= James M. Wahl =

American politician

James M. Wahl (Given name: Jens Magnus Wahl) (January 7, 1846 - February 9, 1939) was a pioneer Norwegian American settler in South Dakota. He served as the first legislator of Lincoln County, South Dakota in the Dakota Territorial Legislature. Wahl named the city of Canton, South Dakota.

==Biography==
Wahl was born at Storvahl in Nærøy Municipality in Nord-Trøndelag county, Norway. He was the son of Fredrik Andreas Jenssen (1814-1866) and Johanna Maria Mikkelsdatter (1825-1917).

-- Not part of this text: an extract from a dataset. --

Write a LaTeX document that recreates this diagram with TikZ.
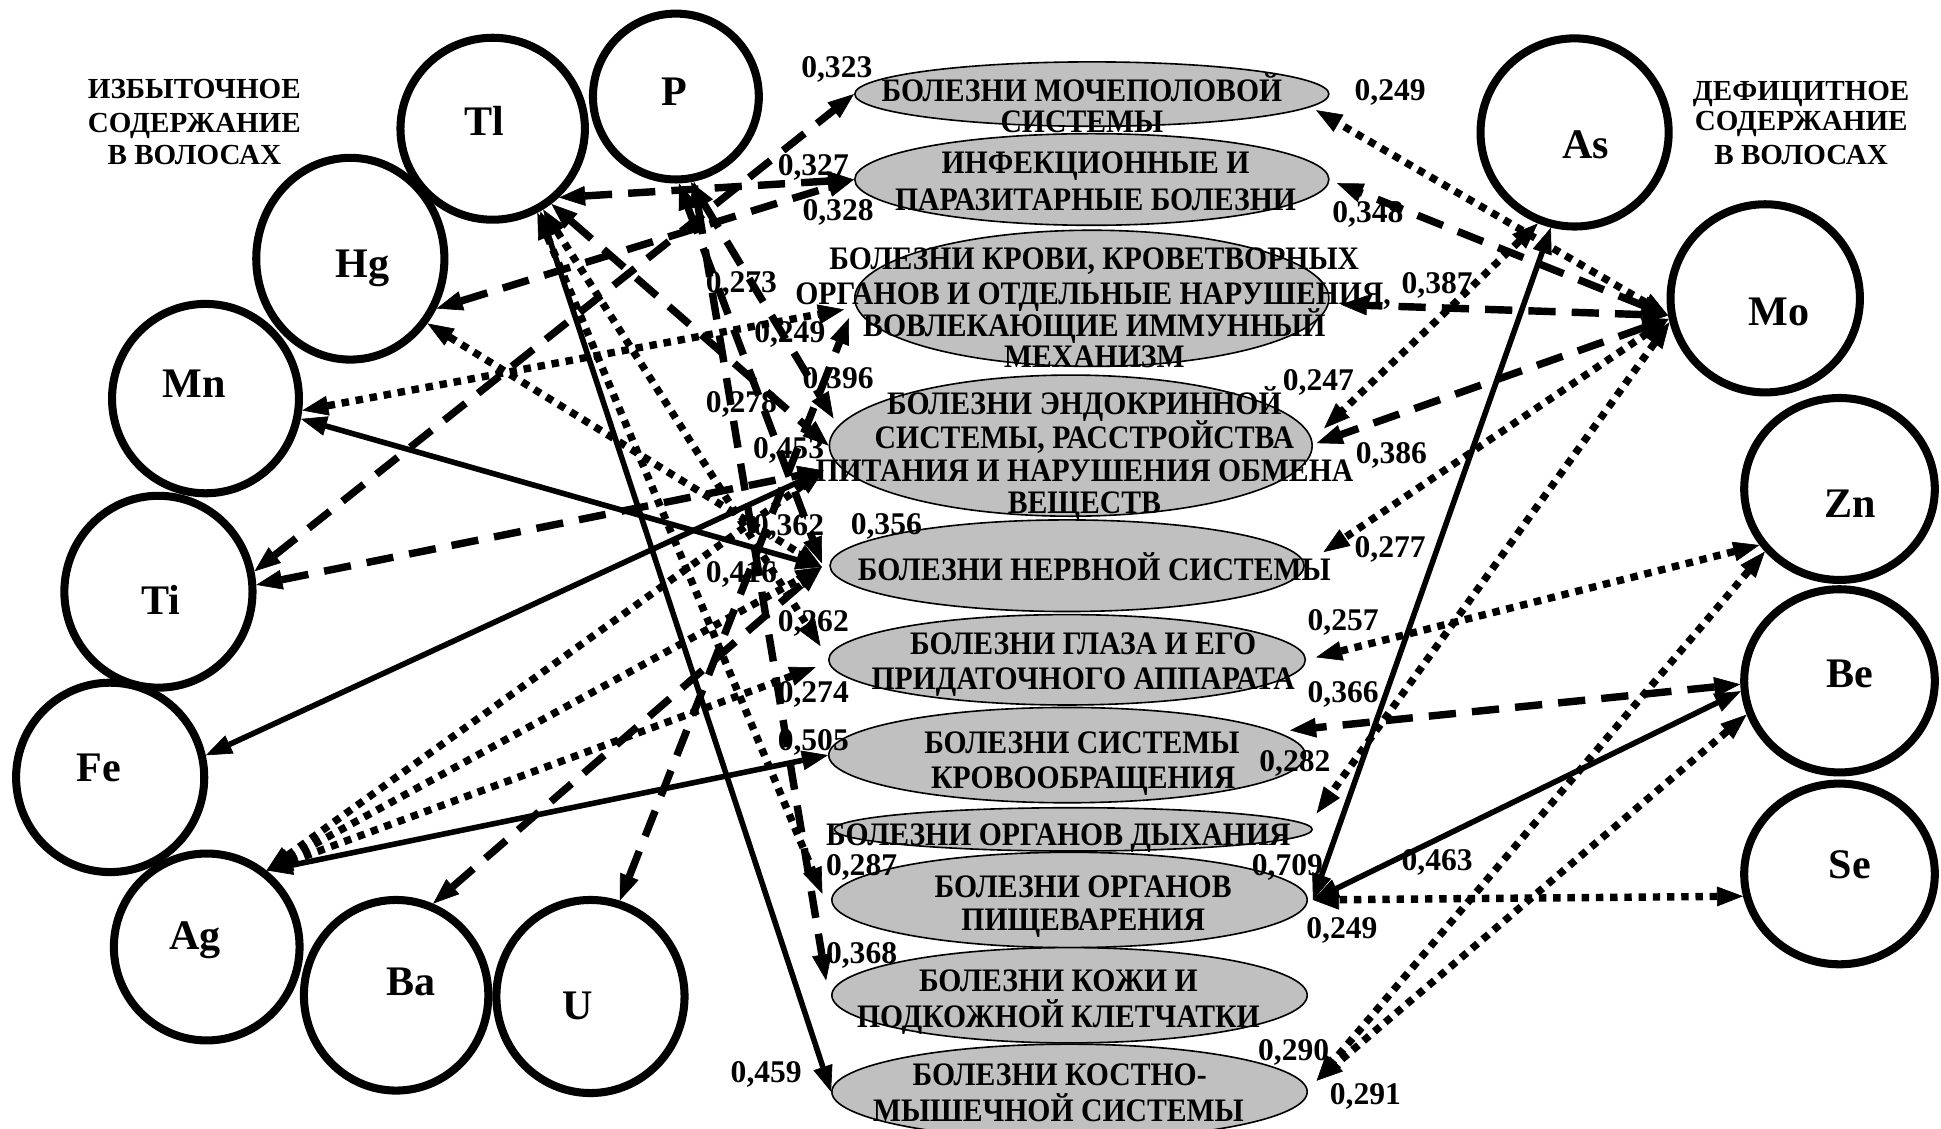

Wahl emigrated to La Crosse, Wisconsin in 1867 from Nord-Trøndelag County, Norway. He attended West Salem Seminary in La Crosse, Wisconsin and upon completion moved to Sioux Falls, South Dakota. He served as a guide to immigrants coming to Lincoln County, South Dakota from Norway for many years. He later moved to the Sioux Valley arriving on April 23, 1868, in Canton, South Dakota. He filed for a homestead on the very piece of property on which the county courthouse stands today.

Among many contributions to the community, Wahl assisted with the organization of Bethlehem Lutheran church (now Canton Lutheran Church), organized bringing the Augustana College from Beloit, Iowa to Sioux Falls, South Dakota and wrote a 277-page record of local settlement. He died in 1939, a citizen of the United States for 73 years.